Supplied data >>
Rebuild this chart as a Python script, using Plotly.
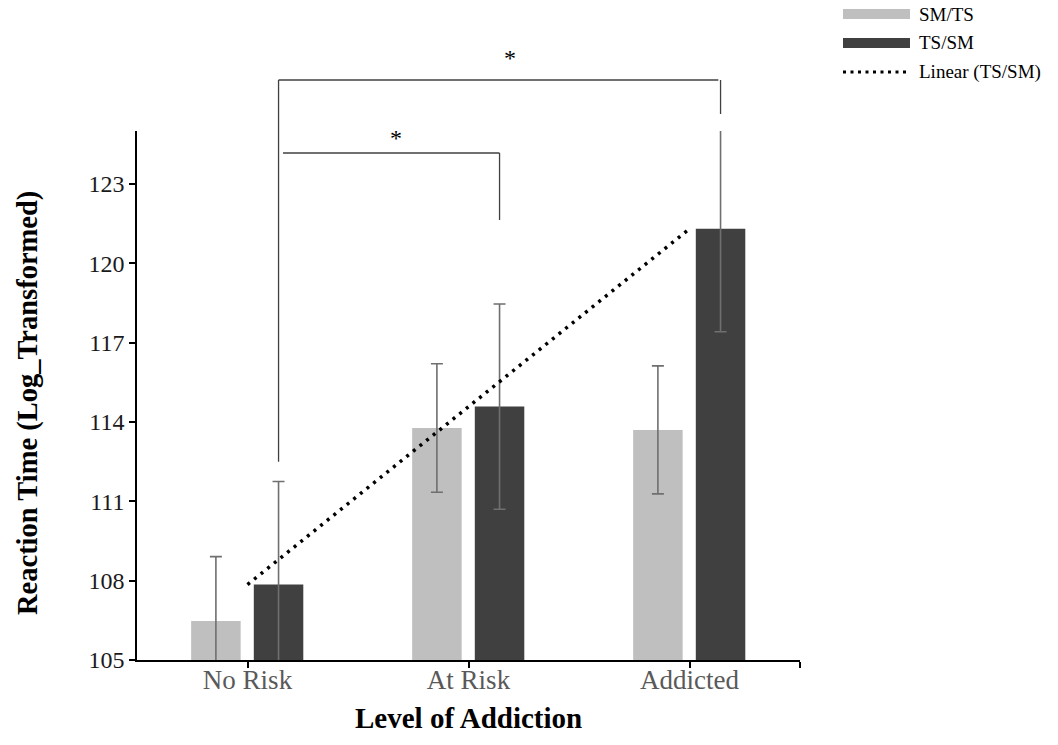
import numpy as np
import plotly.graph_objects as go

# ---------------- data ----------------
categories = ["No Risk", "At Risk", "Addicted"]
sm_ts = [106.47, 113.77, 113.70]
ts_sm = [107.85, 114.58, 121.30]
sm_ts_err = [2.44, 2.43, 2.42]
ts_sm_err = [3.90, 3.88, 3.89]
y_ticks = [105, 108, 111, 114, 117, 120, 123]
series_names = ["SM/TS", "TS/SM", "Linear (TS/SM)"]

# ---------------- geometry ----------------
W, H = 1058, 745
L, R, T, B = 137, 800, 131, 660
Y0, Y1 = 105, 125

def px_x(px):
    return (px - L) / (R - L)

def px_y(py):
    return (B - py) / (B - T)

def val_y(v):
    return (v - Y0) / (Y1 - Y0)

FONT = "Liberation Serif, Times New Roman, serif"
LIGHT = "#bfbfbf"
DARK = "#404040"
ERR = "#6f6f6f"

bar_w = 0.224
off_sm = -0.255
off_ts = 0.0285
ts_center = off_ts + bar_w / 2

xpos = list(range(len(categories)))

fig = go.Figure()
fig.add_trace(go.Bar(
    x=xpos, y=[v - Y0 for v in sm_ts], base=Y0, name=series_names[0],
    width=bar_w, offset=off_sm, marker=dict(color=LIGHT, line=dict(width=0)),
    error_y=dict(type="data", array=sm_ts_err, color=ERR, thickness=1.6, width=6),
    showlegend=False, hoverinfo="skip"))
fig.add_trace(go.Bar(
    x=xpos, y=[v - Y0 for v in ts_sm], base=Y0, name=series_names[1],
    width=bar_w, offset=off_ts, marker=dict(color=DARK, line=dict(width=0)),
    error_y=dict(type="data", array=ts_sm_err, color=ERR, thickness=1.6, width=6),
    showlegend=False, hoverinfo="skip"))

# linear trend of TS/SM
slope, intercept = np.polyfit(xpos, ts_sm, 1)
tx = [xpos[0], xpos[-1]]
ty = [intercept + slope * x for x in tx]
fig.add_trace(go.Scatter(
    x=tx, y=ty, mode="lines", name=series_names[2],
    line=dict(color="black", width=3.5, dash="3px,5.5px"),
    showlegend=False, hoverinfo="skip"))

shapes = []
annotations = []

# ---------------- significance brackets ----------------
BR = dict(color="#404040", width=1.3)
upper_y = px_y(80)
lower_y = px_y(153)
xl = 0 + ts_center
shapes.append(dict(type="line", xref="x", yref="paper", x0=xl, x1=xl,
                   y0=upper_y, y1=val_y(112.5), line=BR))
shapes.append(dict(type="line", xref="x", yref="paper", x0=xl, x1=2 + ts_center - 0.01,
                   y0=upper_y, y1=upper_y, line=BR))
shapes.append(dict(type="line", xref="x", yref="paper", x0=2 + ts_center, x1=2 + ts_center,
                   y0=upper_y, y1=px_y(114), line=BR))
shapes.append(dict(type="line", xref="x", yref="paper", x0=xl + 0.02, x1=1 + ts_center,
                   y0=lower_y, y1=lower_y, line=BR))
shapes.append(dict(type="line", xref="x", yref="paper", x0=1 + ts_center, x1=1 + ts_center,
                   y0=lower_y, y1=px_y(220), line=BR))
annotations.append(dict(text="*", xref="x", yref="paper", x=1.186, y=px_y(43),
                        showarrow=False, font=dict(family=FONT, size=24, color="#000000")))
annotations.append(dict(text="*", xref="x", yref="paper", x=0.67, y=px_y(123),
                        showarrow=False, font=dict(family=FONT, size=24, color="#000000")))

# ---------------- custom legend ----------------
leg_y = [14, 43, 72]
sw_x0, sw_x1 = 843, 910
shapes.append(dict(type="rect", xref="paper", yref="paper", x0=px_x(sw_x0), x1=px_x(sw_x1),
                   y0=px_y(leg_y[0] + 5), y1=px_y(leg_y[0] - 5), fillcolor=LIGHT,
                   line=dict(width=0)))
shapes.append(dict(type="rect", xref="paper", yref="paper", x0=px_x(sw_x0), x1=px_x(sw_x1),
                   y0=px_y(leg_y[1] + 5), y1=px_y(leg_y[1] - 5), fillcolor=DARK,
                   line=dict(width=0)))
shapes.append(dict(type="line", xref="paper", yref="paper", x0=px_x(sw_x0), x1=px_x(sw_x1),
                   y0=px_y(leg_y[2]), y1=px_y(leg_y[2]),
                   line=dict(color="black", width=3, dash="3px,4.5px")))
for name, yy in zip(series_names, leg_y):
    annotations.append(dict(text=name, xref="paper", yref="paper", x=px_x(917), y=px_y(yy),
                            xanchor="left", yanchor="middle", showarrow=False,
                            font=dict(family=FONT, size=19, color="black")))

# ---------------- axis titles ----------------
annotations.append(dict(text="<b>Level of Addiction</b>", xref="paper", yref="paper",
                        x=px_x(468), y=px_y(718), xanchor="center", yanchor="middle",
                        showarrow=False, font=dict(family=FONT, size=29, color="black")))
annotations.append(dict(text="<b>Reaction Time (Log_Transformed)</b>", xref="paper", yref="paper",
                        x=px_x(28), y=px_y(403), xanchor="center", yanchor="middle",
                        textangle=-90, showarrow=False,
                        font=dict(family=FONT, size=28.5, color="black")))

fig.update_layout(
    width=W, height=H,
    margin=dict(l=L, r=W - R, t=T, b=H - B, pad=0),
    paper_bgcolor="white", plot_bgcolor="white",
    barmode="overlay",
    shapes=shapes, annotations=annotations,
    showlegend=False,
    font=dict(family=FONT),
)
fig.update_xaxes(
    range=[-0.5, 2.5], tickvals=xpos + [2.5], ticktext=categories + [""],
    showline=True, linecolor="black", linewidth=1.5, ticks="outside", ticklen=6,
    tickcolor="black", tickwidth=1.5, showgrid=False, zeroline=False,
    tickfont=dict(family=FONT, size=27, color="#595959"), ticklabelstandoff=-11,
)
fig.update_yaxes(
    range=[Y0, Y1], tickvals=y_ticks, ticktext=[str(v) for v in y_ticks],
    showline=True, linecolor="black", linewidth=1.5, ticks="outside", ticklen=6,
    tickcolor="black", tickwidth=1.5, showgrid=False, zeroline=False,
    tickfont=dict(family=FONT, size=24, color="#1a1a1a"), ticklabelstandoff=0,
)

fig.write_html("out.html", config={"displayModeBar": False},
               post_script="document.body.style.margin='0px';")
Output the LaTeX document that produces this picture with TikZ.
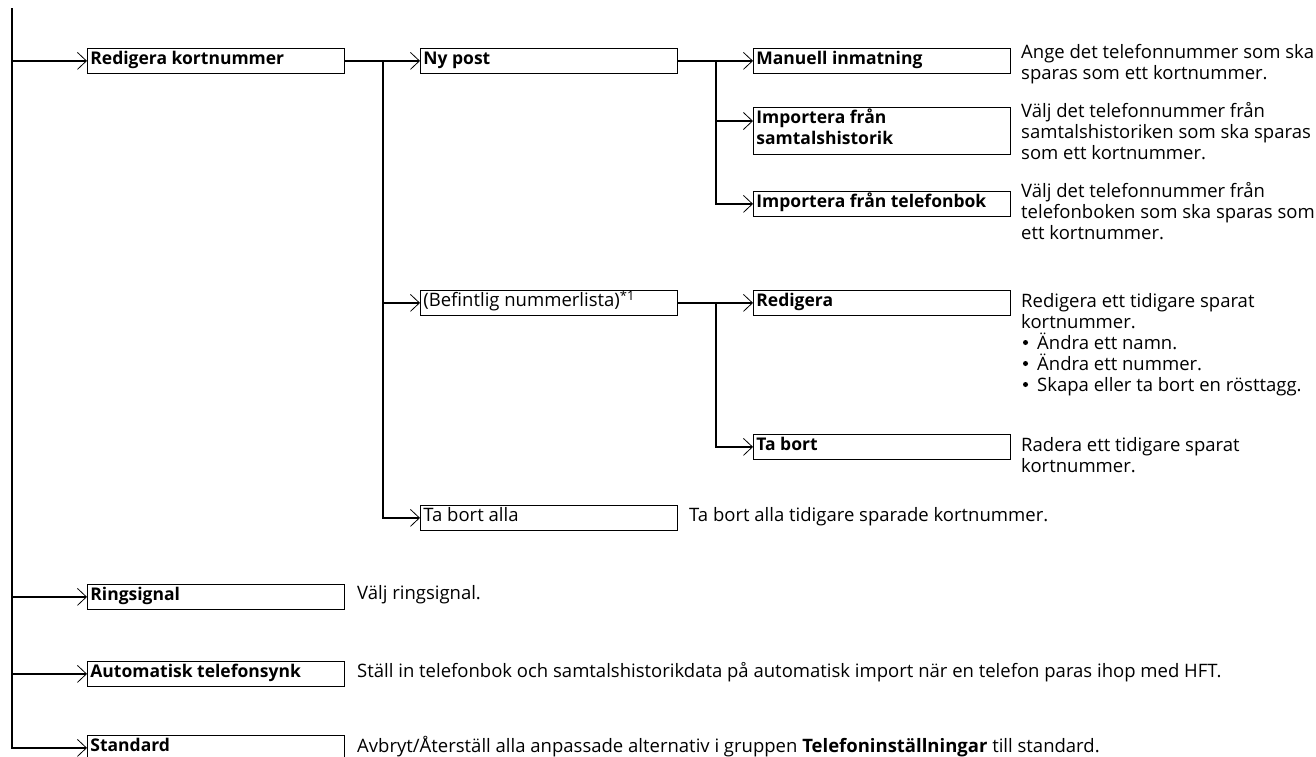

Work to complete >> The records shown above are to be repeated exactly, with the pictures left out.

Result of this exercise >>
Rebuild this chart as a Python script, using Plotly.
import numpy as np
import plotly.graph_objects as go

# ---------------- data ----------------
categories = ["No Risk", "At Risk", "Addicted"]
sm_ts = [106.47, 113.77, 113.70]
ts_sm = [107.85, 114.58, 121.30]
sm_ts_err = [2.44, 2.43, 2.42]
ts_sm_err = [3.90, 3.88, 3.89]
y_ticks = [105, 108, 111, 114, 117, 120, 123]
series_names = ["SM/TS", "TS/SM", "Linear (TS/SM)"]

# ---------------- geometry ----------------
W, H = 1058, 745
L, R, T, B = 137, 800, 131, 660
Y0, Y1 = 105, 125

def px_x(px):
    return (px - L) / (R - L)

def px_y(py):
    return (B - py) / (B - T)

def val_y(v):
    return (v - Y0) / (Y1 - Y0)

FONT = "Liberation Serif, Times New Roman, serif"
LIGHT = "#bfbfbf"
DARK = "#404040"
ERR = "#6f6f6f"

bar_w = 0.224
off_sm = -0.255
off_ts = 0.0285
ts_center = off_ts + bar_w / 2

xpos = list(range(len(categories)))

fig = go.Figure()
fig.add_trace(go.Bar(
    x=xpos, y=[v - Y0 for v in sm_ts], base=Y0, name=series_names[0],
    width=bar_w, offset=off_sm, marker=dict(color=LIGHT, line=dict(width=0)),
    error_y=dict(type="data", array=sm_ts_err, color=ERR, thickness=1.6, width=6),
    showlegend=False, hoverinfo="skip"))
fig.add_trace(go.Bar(
    x=xpos, y=[v - Y0 for v in ts_sm], base=Y0, name=series_names[1],
    width=bar_w, offset=off_ts, marker=dict(color=DARK, line=dict(width=0)),
    error_y=dict(type="data", array=ts_sm_err, color=ERR, thickness=1.6, width=6),
    showlegend=False, hoverinfo="skip"))

# linear trend of TS/SM
slope, intercept = np.polyfit(xpos, ts_sm, 1)
tx = [xpos[0], xpos[-1]]
ty = [intercept + slope * x for x in tx]
fig.add_trace(go.Scatter(
    x=tx, y=ty, mode="lines", name=series_names[2],
    line=dict(color="black", width=3.5, dash="3px,5.5px"),
    showlegend=False, hoverinfo="skip"))

shapes = []
annotations = []

# ---------------- significance brackets ----------------
BR = dict(color="#404040", width=1.3)
upper_y = px_y(80)
lower_y = px_y(153)
xl = 0 + ts_center
shapes.append(dict(type="line", xref="x", yref="paper", x0=xl, x1=xl,
                   y0=upper_y, y1=val_y(112.5), line=BR))
shapes.append(dict(type="line", xref="x", yref="paper", x0=xl, x1=2 + ts_center - 0.01,
                   y0=upper_y, y1=upper_y, line=BR))
shapes.append(dict(type="line", xref="x", yref="paper", x0=2 + ts_center, x1=2 + ts_center,
                   y0=upper_y, y1=px_y(114), line=BR))
shapes.append(dict(type="line", xref="x", yref="paper", x0=xl + 0.02, x1=1 + ts_center,
                   y0=lower_y, y1=lower_y, line=BR))
shapes.append(dict(type="line", xref="x", yref="paper", x0=1 + ts_center, x1=1 + ts_center,
                   y0=lower_y, y1=px_y(220), line=BR))
annotations.append(dict(text="*", xref="x", yref="paper", x=1.186, y=px_y(43),
                        showarrow=False, font=dict(family=FONT, size=24, color="#000000")))
annotations.append(dict(text="*", xref="x", yref="paper", x=0.67, y=px_y(123),
                        showarrow=False, font=dict(family=FONT, size=24, color="#000000")))

# ---------------- custom legend ----------------
leg_y = [14, 43, 72]
sw_x0, sw_x1 = 843, 910
shapes.append(dict(type="rect", xref="paper", yref="paper", x0=px_x(sw_x0), x1=px_x(sw_x1),
                   y0=px_y(leg_y[0] + 5), y1=px_y(leg_y[0] - 5), fillcolor=LIGHT,
                   line=dict(width=0)))
shapes.append(dict(type="rect", xref="paper", yref="paper", x0=px_x(sw_x0), x1=px_x(sw_x1),
                   y0=px_y(leg_y[1] + 5), y1=px_y(leg_y[1] - 5), fillcolor=DARK,
                   line=dict(width=0)))
shapes.append(dict(type="line", xref="paper", yref="paper", x0=px_x(sw_x0), x1=px_x(sw_x1),
                   y0=px_y(leg_y[2]), y1=px_y(leg_y[2]),
                   line=dict(color="black", width=3, dash="3px,4.5px")))
for name, yy in zip(series_names, leg_y):
    annotations.append(dict(text=name, xref="paper", yref="paper", x=px_x(917), y=px_y(yy),
                            xanchor="left", yanchor="middle", showarrow=False,
                            font=dict(family=FONT, size=19, color="black")))

# ---------------- axis titles ----------------
annotations.append(dict(text="<b>Level of Addiction</b>", xref="paper", yref="paper",
                        x=px_x(468), y=px_y(718), xanchor="center", yanchor="middle",
                        showarrow=False, font=dict(family=FONT, size=29, color="black")))
annotations.append(dict(text="<b>Reaction Time (Log_Transformed)</b>", xref="paper", yref="paper",
                        x=px_x(28), y=px_y(403), xanchor="center", yanchor="middle",
                        textangle=-90, showarrow=False,
                        font=dict(family=FONT, size=28.5, color="black")))

fig.update_layout(
    width=W, height=H,
    margin=dict(l=L, r=W - R, t=T, b=H - B, pad=0),
    paper_bgcolor="white", plot_bgcolor="white",
    barmode="overlay",
    shapes=shapes, annotations=annotations,
    showlegend=False,
    font=dict(family=FONT),
)
fig.update_xaxes(
    range=[-0.5, 2.5], tickvals=xpos + [2.5], ticktext=categories + [""],
    showline=True, linecolor="black", linewidth=1.5, ticks="outside", ticklen=6,
    tickcolor="black", tickwidth=1.5, showgrid=False, zeroline=False,
    tickfont=dict(family=FONT, size=27, color="#595959"), ticklabelstandoff=-11,
)
fig.update_yaxes(
    range=[Y0, Y1], tickvals=y_ticks, ticktext=[str(v) for v in y_ticks],
    showline=True, linecolor="black", linewidth=1.5, ticks="outside", ticklen=6,
    tickcolor="black", tickwidth=1.5, showgrid=False, zeroline=False,
    tickfont=dict(family=FONT, size=24, color="#1a1a1a"), ticklabelstandoff=0,
)

fig.write_html("out.html", config={"displayModeBar": False},
               post_script="document.body.style.margin='0px';")
Output the LaTeX document that produces this picture with TikZ.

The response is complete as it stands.